--- start of Data excerpt ---
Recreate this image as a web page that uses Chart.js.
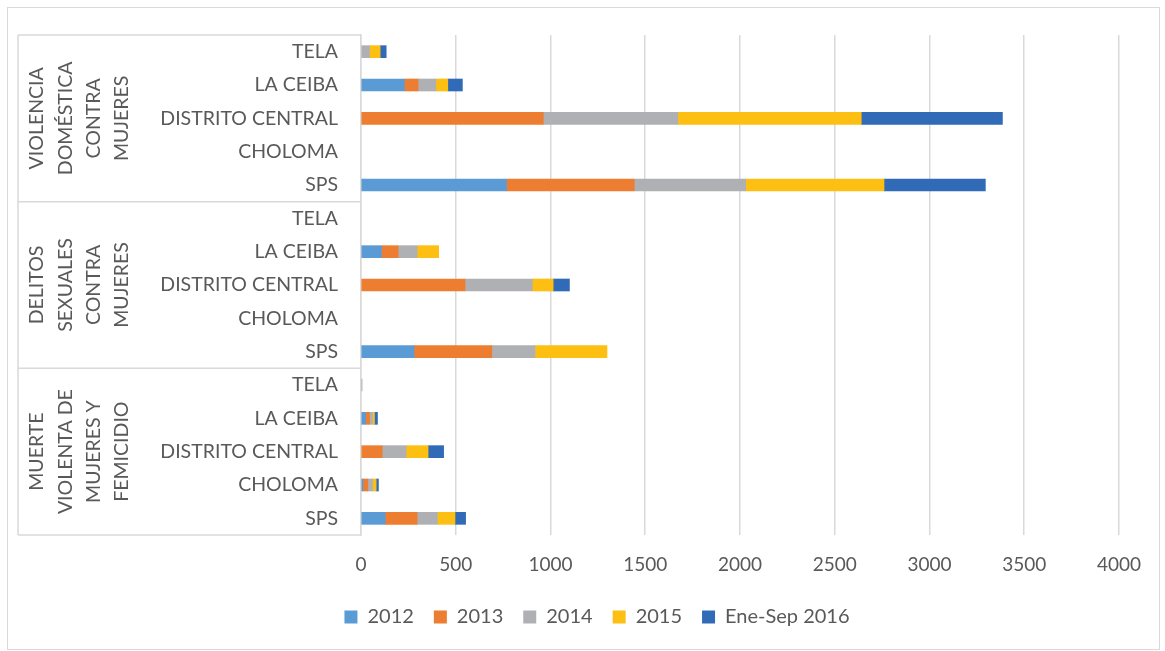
<!DOCTYPE html>
<html>
<head>
<meta charset="utf-8">
<script src="https://cdn.jsdelivr.net/npm/chart.js@4.4.0/dist/chart.umd.min.js"></script>
<style>
  html, body { margin: 0; padding: 0; background: #fff; }
  #wrap { position: absolute; left: 7px; top: 7px; width: 1153px; height: 643px; border: 1px solid #d9d9d9; box-sizing: border-box; }
</style>
</head>
<body>
<div id="wrap"><canvas id="chart"></canvas></div>
<script>
// groups (outer level of the y axis), one entry per text line
const groups = [
  ["VIOLENCIA", "DOMÉSTICA", "CONTRA", "MUJERES"],
  ["DELITOS", "SEXUALES", "CONTRA", "MUJERES"],
  ["MUERTE", "VIOLENTA DE", "MUJERES Y", "FEMICIDIO"]
];
const cities = ["TELA", "LA CEIBA", "DISTRITO CENTRAL", "CHOLOMA", "SPS"];
const years = ["2012", "2013", "2014", "2015", "Ene-Sep 2016"];

// values per year, top to bottom: 3 groups x 5 cities (null = empty cell)
const v2012 = [null, 229, null, null, 768,  null, 108, null, null, 280,  null, 24, null, 10, 128];
const v2013 = [null, 72, 962, null, 674,    null, 88, 549, null, 410,    null, 21, 112, 26, 168];
const v2014 = [45, 94, 710, null, 588,      null, 100, 355, null, 228,   6, 16, 126, 25, 107];
const v2015 = [56, 63, 968, null, 730,      null, 114, 110, null, 380,   null, 10, 116, 19, 93];
const v2016 = [32, 77, 745, null, 535,      null, null, 86, null, null,  null, 16, 82, 12, 56];

const colors = ['#5B9BD5', '#ED7D31', '#AFB0B3', '#FCBF12', '#316AB6'];
const seriesVals = [v2012, v2013, v2014, v2015, v2016];

const labels = groups.flatMap(() => cities);

Chart.defaults.font.family = 'Lato';
Chart.defaults.font.size = 19.5;
Chart.defaults.color = '#595959';

// draws the outer group labels and the box lines round them
const groupBoxes = {
  id: 'groupBoxes',
  afterDraw(chart) {
    const {ctx, chartArea: a} = chart;
    const h = (a.bottom - a.top) / groups.length;
    ctx.save();
    ctx.strokeStyle = '#d9d9d9';
    ctx.lineWidth = 1.5;
    ctx.beginPath();
    ctx.moveTo(10, a.top);
    ctx.lineTo(10, a.bottom);
    for (let g = 0; g <= groups.length; g++) {
      const y = a.top + g * h;
      ctx.moveTo(10, y);
      ctx.lineTo(a.left, y);
    }
    ctx.stroke();
    ctx.fillStyle = '#595959';
    ctx.font = '19.5px Lato';
    ctx.textAlign = 'center';
    ctx.textBaseline = 'middle';
    groups.forEach((lines, g) => {
      const cy = a.top + (g + 0.5) * h;
      lines.forEach((t, i) => {
        ctx.save();
        ctx.translate(29 + i * 28.3, cy);
        ctx.rotate(-Math.PI / 2);
        ctx.fillText(t, 0, 0);
        ctx.restore();
      });
    });
    ctx.restore();
  }
};

new Chart(document.getElementById('chart'), {
  type: 'bar',
  data: {
    labels: labels,
    datasets: years.map((y, i) => ({
      label: y,
      data: seriesVals[i],
      backgroundColor: colors[i],
      barThickness: 12
    }))
  },
  options: {
    indexAxis: 'y',
    responsive: true,
    maintainAspectRatio: false,
    animation: false,
    layout: { padding: { left: 63, top: 27, right: 36, bottom: 12 } },
    scales: {
      x: {
        stacked: true,
        min: 0,
        max: 4000,
        ticks: { stepSize: 500, padding: 18, font: { size: 19 }, callback: (v) => String(v) },
        grid: { color: '#d9d9d9', lineWidth: 1.5, drawTicks: false },
        border: { display: false },
        afterFit(scale) { scale.height = 52; }
      },
      y: {
        stacked: true,
        grid: { display: false },
        border: { color: '#d9d9d9', width: 1.5 },
        ticks: { padding: 15, autoSkip: false },
        afterFit(scale) { scale.width = 290; }
      }
    },
    plugins: {
      tooltip: { enabled: false },
      legend: {
        position: 'bottom',
        labels: { boxWidth: 13, boxHeight: 13, padding: 20, font: { size: 20 } }
      }
    }
  },
  plugins: [groupBoxes]
});
</script>
</body>
</html>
--- end of Data excerpt ---
**What to do**: Transcribe the material exactly, keeping every word and none of the pictures.

**Complete answer**:
Recreate this image as a web page that uses Chart.js.
<!DOCTYPE html>
<html>
<head>
<meta charset="utf-8">
<script src="https://cdn.jsdelivr.net/npm/chart.js@4.4.0/dist/chart.umd.min.js"></script>
<style>
  html, body { margin: 0; padding: 0; background: #fff; }
  #wrap { position: absolute; left: 7px; top: 7px; width: 1153px; height: 643px; border: 1px solid #d9d9d9; box-sizing: border-box; }
</style>
</head>
<body>
<div id="wrap"><canvas id="chart"></canvas></div>
<script>
// groups (outer level of the y axis), one entry per text line
const groups = [
  ["VIOLENCIA", "DOMÉSTICA", "CONTRA", "MUJERES"],
  ["DELITOS", "SEXUALES", "CONTRA", "MUJERES"],
  ["MUERTE", "VIOLENTA DE", "MUJERES Y", "FEMICIDIO"]
];
const cities = ["TELA", "LA CEIBA", "DISTRITO CENTRAL", "CHOLOMA", "SPS"];
const years = ["2012", "2013", "2014", "2015", "Ene-Sep 2016"];

// values per year, top to bottom: 3 groups x 5 cities (null = empty cell)
const v2012 = [null, 229, null, null, 768,  null, 108, null, null, 280,  null, 24, null, 10, 128];
const v2013 = [null, 72, 962, null, 674,    null, 88, 549, null, 410,    null, 21, 112, 26, 168];
const v2014 = [45, 94, 710, null, 588,      null, 100, 355, null, 228,   6, 16, 126, 25, 107];
const v2015 = [56, 63, 968, null, 730,      null, 114, 110, null, 380,   null, 10, 116, 19, 93];
const v2016 = [32, 77, 745, null, 535,      null, null, 86, null, null,  null, 16, 82, 12, 56];

const colors = ['#5B9BD5', '#ED7D31', '#AFB0B3', '#FCBF12', '#316AB6'];
const seriesVals = [v2012, v2013, v2014, v2015, v2016];

const labels = groups.flatMap(() => cities);

Chart.defaults.font.family = 'Lato';
Chart.defaults.font.size = 19.5;
Chart.defaults.color = '#595959';

// draws the outer group labels and the box lines round them
const groupBoxes = {
  id: 'groupBoxes',
  afterDraw(chart) {
    const {ctx, chartArea: a} = chart;
    const h = (a.bottom - a.top) / groups.length;
    ctx.save();
    ctx.strokeStyle = '#d9d9d9';
    ctx.lineWidth = 1.5;
    ctx.beginPath();
    ctx.moveTo(10, a.top);
    ctx.lineTo(10, a.bottom);
    for (let g = 0; g <= groups.length; g++) {
      const y = a.top + g * h;
      ctx.moveTo(10, y);
      ctx.lineTo(a.left, y);
    }
    ctx.stroke();
    ctx.fillStyle = '#595959';
    ctx.font = '19.5px Lato';
    ctx.textAlign = 'center';
    ctx.textBaseline = 'middle';
    groups.forEach((lines, g) => {
      const cy = a.top + (g + 0.5) * h;
      lines.forEach((t, i) => {
        ctx.save();
        ctx.translate(29 + i * 28.3, cy);
        ctx.rotate(-Math.PI / 2);
        ctx.fillText(t, 0, 0);
        ctx.restore();
      });
    });
    ctx.restore();
  }
};

new Chart(document.getElementById('chart'), {
  type: 'bar',
  data: {
    labels: labels,
    datasets: years.map((y, i) => ({
      label: y,
      data: seriesVals[i],
      backgroundColor: colors[i],
      barThickness: 12
    }))
  },
  options: {
    indexAxis: 'y',
    responsive: true,
    maintainAspectRatio: false,
    animation: false,
    layout: { padding: { left: 63, top: 27, right: 36, bottom: 12 } },
    scales: {
      x: {
        stacked: true,
        min: 0,
        max: 4000,
        ticks: { stepSize: 500, padding: 18, font: { size: 19 }, callback: (v) => String(v) },
        grid: { color: '#d9d9d9', lineWidth: 1.5, drawTicks: false },
        border: { display: false },
        afterFit(scale) { scale.height = 52; }
      },
      y: {
        stacked: true,
        grid: { display: false },
        border: { color: '#d9d9d9', width: 1.5 },
        ticks: { padding: 15, autoSkip: false },
        afterFit(scale) { scale.width = 290; }
      }
    },
    plugins: {
      tooltip: { enabled: false },
      legend: {
        position: 'bottom',
        labels: { boxWidth: 13, boxHeight: 13, padding: 20, font: { size: 20 } }
      }
    }
  },
  plugins: [groupBoxes]
});
</script>
</body>
</html>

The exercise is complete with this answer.